The £470m-turnover firm confirmed it had bought the civil, structural and transport engineering consultant for an undisclosed sum.
Thorburn Colquhoun has 450 staff and earned an estimated £25m in fees last year.
Thorburn Colquhoun chief executive Ian Wotherspoon said the tie-up with California-based URS would give Thorburn Colquhoun the muscle it needed to expand, with the company set to double in size within three years. He said: "The aim is to build a 800 to 1000-strong business either through acquisition or organic growth." He said the company would continue to trade under the same name and no redundancies were planned.
URS has made good on its plan to use a major UK acquisition as a springboard into the single European market.
Last October, URS chairman and chief executive Martin Koffel told City fund managers and brokers that his firm was on the hunt for its first major acquisition as a way of breaking into Europe (9 October 1998). URS is keen to pick up work on major private finance initiative schemes in the UK.
Wotherspoon said the buy-out allowed Thorburn Colquhoun to make a strategic move out of the middle ground. He said: "The deal means that we have the financial backing we need to take on larger contracts, including PFI deals, but also gives us access to the technical skills of 7000 staff worldwide." He said the deal followed a large amount of consolidation in the sector. "The industry is being divided between major players and niche consultants."
- WS Atkins, the UK's largest engineer, has doubled its presence in Ireland with the purchase of Dublin-based McCarthy & Partners. Atkins would not reveal what it paid for the 50-strong firm, which is ranked among Ireland's top six engineers.
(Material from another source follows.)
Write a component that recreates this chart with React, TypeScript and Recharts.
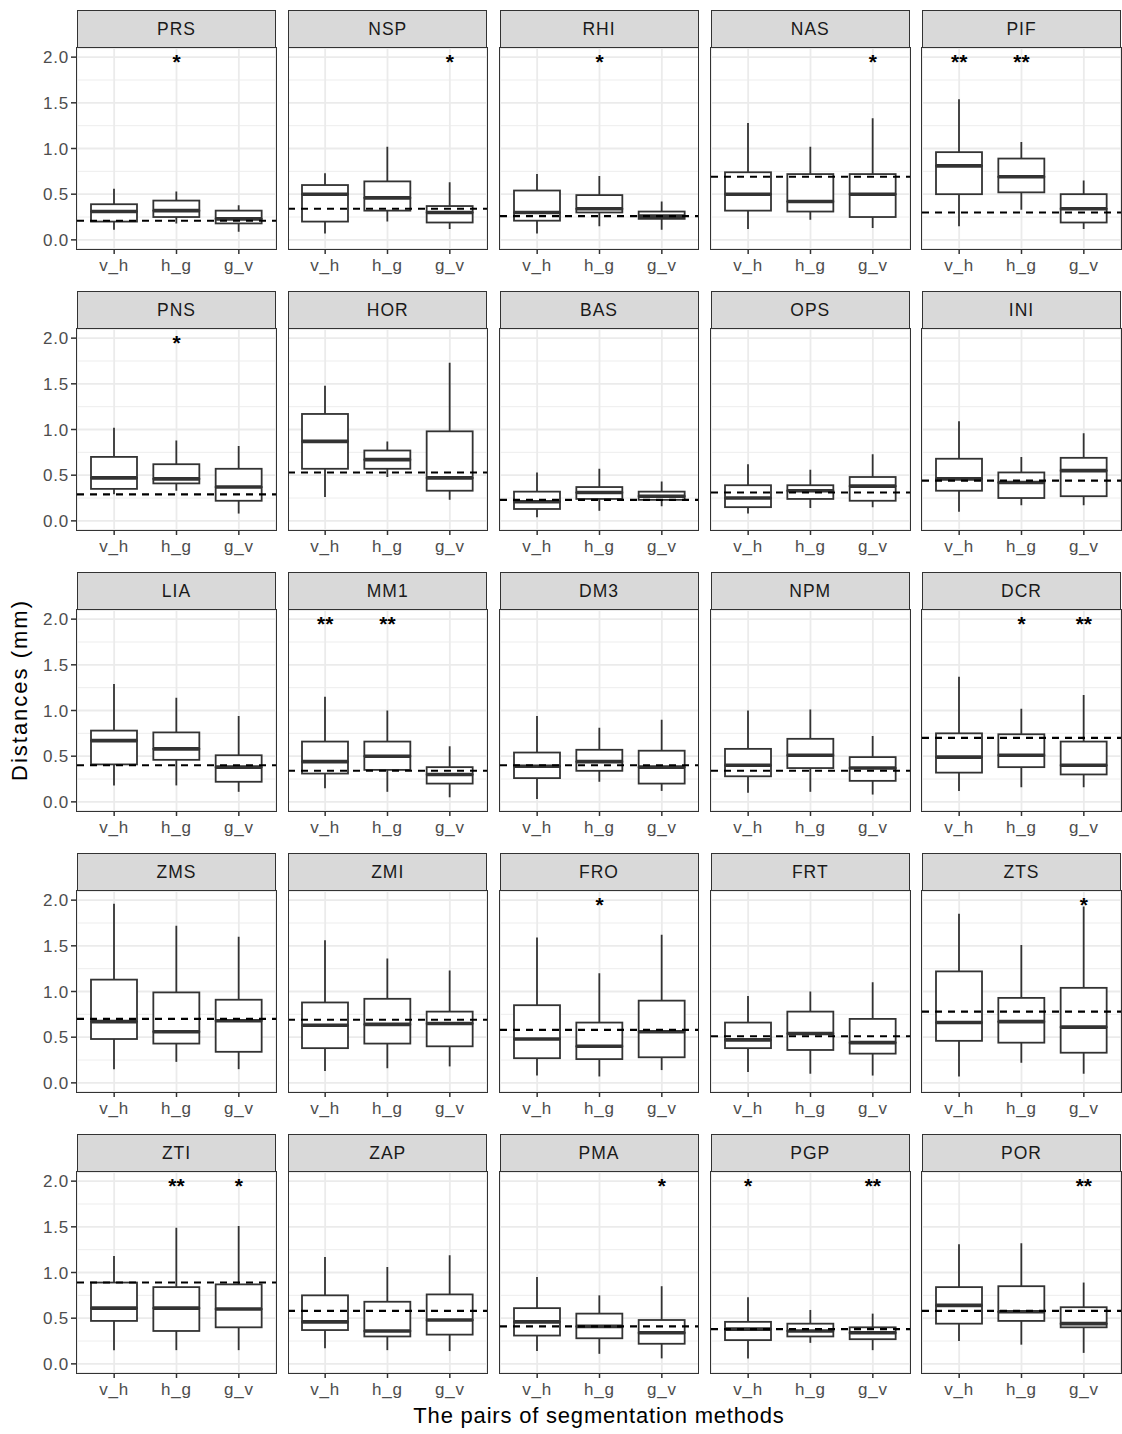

Atkins has worked with McCarthy & Partners over the past two years, winning work on three public sector infrastructure contracts.
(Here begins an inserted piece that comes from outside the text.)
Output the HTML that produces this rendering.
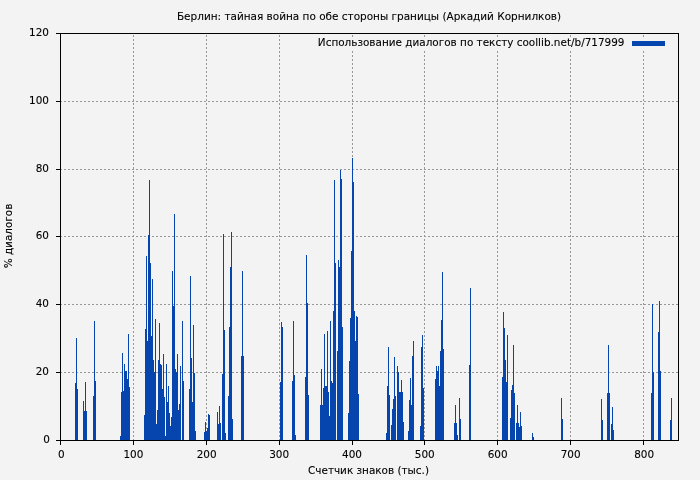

Atkins finance director Ric Piper said: "We've been looking for a possible acquisition in Ireland for some time. We got to know McCarthy & Partners through working with them, and we formed a bond with them. The deal grew from there." Piper said McCarthy & Partners would continue to trade under its existing name. No redundancies are planned.
He said: "We're reasonably optimistic about the future of the Irish market, although it forms quite a small part of the total operations."